>> START

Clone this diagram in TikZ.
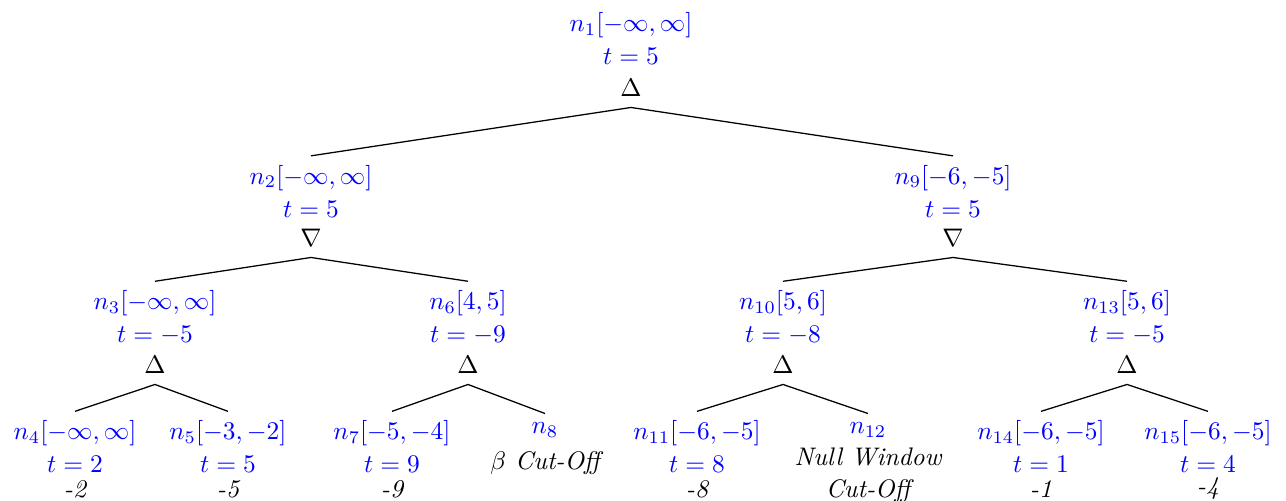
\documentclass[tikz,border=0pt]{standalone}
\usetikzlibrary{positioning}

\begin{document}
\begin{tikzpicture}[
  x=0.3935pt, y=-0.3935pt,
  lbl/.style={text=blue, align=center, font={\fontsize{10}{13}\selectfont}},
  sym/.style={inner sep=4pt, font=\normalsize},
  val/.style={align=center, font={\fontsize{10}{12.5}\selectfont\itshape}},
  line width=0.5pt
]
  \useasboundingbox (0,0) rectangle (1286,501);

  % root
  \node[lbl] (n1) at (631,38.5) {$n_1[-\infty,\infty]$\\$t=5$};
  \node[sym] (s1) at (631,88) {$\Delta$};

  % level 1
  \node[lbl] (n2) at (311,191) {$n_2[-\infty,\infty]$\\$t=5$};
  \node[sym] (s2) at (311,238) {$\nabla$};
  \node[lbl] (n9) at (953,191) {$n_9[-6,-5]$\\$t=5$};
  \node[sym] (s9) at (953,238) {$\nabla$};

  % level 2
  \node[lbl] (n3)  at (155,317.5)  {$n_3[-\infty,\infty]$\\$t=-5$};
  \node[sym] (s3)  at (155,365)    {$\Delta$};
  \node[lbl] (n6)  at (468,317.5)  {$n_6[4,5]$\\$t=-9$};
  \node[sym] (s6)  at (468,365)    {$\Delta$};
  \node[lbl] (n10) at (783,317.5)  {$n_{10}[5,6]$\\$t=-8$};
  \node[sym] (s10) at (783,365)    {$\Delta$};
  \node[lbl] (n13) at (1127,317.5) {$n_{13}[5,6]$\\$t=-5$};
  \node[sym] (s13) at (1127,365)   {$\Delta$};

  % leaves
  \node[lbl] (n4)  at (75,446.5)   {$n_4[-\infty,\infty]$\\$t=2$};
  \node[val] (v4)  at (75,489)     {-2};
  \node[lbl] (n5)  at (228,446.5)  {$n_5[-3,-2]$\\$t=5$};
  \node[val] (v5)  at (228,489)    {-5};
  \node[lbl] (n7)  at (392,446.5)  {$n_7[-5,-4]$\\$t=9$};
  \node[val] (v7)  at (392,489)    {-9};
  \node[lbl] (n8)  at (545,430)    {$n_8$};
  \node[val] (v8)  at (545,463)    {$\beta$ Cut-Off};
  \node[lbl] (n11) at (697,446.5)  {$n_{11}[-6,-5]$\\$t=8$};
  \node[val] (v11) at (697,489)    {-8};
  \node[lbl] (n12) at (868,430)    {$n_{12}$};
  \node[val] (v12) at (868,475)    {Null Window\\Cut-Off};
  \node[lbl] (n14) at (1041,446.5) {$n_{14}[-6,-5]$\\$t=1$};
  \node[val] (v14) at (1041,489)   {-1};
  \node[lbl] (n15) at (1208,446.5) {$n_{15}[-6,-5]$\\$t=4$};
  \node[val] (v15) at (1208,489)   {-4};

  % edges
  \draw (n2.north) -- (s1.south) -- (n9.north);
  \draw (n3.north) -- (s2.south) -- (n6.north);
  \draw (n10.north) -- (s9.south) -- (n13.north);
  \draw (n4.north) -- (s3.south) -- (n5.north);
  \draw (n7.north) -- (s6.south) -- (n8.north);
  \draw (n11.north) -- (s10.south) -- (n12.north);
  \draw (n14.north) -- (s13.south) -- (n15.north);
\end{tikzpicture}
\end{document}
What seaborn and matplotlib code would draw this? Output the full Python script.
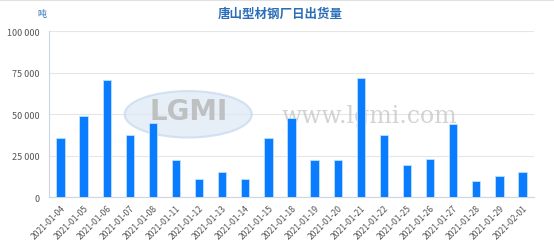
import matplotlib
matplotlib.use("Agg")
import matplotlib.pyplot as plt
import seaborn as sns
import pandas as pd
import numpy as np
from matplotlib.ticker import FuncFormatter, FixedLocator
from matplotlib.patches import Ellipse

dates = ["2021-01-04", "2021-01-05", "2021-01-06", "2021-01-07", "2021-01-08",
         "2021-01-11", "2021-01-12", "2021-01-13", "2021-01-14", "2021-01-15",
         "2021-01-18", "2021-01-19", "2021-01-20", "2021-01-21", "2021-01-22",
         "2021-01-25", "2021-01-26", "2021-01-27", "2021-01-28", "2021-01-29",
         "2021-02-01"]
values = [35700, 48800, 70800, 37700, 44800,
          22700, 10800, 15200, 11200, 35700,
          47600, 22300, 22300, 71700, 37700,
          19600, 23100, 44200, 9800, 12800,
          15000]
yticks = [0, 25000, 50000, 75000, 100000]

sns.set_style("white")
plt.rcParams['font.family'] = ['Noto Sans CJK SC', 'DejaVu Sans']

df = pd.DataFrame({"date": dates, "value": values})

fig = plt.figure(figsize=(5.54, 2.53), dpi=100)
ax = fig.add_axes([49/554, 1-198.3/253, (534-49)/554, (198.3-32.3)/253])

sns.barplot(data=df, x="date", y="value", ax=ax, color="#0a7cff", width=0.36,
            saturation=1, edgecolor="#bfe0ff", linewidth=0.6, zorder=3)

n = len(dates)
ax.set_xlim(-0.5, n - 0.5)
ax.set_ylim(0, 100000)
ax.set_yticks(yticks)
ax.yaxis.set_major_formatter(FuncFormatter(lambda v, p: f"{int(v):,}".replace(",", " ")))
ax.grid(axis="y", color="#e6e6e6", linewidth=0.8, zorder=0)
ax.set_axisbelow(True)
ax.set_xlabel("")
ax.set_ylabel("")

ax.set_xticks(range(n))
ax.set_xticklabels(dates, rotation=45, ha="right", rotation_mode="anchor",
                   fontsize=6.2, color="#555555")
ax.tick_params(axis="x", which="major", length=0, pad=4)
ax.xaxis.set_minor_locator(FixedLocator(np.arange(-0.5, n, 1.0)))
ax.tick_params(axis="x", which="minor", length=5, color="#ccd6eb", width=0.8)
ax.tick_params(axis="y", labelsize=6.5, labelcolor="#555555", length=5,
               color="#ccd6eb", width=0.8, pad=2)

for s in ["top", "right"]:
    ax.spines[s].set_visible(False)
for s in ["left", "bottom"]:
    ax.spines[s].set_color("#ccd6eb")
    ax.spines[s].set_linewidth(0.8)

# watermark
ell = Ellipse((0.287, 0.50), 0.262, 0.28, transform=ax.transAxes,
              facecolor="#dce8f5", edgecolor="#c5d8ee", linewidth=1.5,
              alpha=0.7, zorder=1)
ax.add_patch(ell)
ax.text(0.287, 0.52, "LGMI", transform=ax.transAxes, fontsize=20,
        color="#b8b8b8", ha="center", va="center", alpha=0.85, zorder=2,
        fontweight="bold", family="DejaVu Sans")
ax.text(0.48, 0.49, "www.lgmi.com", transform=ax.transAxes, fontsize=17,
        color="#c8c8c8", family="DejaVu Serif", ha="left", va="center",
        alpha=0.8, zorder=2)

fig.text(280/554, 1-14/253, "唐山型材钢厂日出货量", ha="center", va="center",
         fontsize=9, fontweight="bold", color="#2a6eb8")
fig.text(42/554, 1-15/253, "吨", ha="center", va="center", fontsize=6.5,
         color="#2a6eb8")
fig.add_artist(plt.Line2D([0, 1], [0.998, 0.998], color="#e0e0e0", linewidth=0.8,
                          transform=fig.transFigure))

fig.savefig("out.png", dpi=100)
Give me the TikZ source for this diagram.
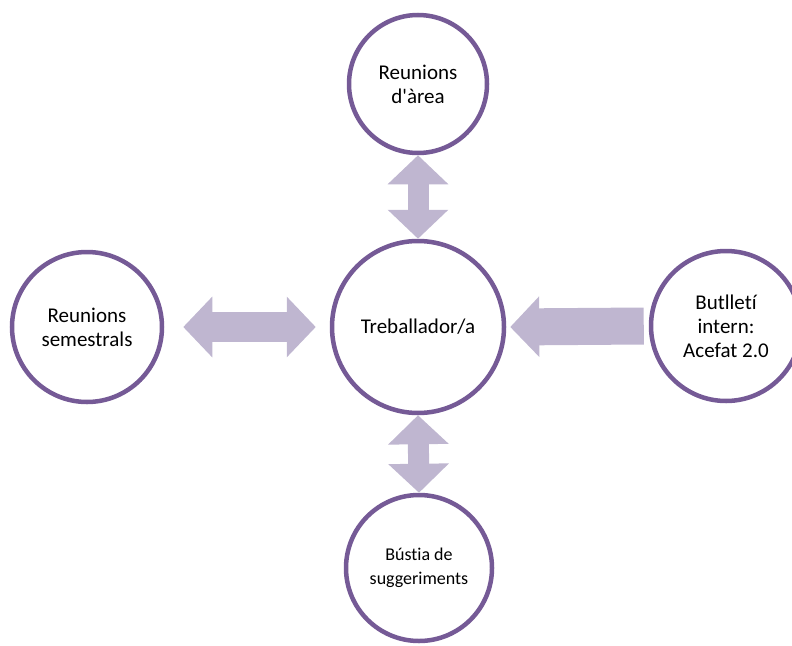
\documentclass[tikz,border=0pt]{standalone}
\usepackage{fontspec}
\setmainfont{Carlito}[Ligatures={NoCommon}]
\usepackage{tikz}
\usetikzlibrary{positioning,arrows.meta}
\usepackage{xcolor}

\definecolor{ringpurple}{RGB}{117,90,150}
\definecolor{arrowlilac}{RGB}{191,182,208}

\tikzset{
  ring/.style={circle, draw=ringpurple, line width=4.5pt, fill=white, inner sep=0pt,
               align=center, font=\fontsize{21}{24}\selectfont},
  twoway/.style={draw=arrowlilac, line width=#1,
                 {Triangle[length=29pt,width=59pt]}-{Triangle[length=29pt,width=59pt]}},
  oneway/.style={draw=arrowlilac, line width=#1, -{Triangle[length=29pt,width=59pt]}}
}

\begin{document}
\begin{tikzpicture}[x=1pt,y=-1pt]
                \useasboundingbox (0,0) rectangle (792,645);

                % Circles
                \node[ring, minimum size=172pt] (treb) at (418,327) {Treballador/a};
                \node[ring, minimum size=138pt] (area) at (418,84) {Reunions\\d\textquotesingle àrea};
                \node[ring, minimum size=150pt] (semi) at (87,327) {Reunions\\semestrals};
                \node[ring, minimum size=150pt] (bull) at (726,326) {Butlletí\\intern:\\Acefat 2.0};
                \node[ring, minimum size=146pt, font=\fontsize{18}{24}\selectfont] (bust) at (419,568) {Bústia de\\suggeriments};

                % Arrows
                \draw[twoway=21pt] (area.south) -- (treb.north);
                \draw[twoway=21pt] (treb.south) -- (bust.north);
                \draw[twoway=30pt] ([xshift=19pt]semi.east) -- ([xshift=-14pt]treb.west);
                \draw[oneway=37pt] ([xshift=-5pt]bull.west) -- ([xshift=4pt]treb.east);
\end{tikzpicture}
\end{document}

>> END

» **Your objective**
Copy the records above exactly, from the first line through the line containing "(s1) at (631,88)", and leave out the pictures.

» **Correct output**
Clone this diagram in TikZ.
\documentclass[tikz,border=0pt]{standalone}
\usetikzlibrary{positioning}

\begin{document}
\begin{tikzpicture}[
  x=0.3935pt, y=-0.3935pt,
  lbl/.style={text=blue, align=center, font={\fontsize{10}{13}\selectfont}},
  sym/.style={inner sep=4pt, font=\normalsize},
  val/.style={align=center, font={\fontsize{10}{12.5}\selectfont\itshape}},
  line width=0.5pt
]
  \useasboundingbox (0,0) rectangle (1286,501);

  % root
  \node[lbl] (n1) at (631,38.5) {$n_1[-\infty,\infty]$\\$t=5$};
  \node[sym] (s1) at (631,88) {$\Delta$};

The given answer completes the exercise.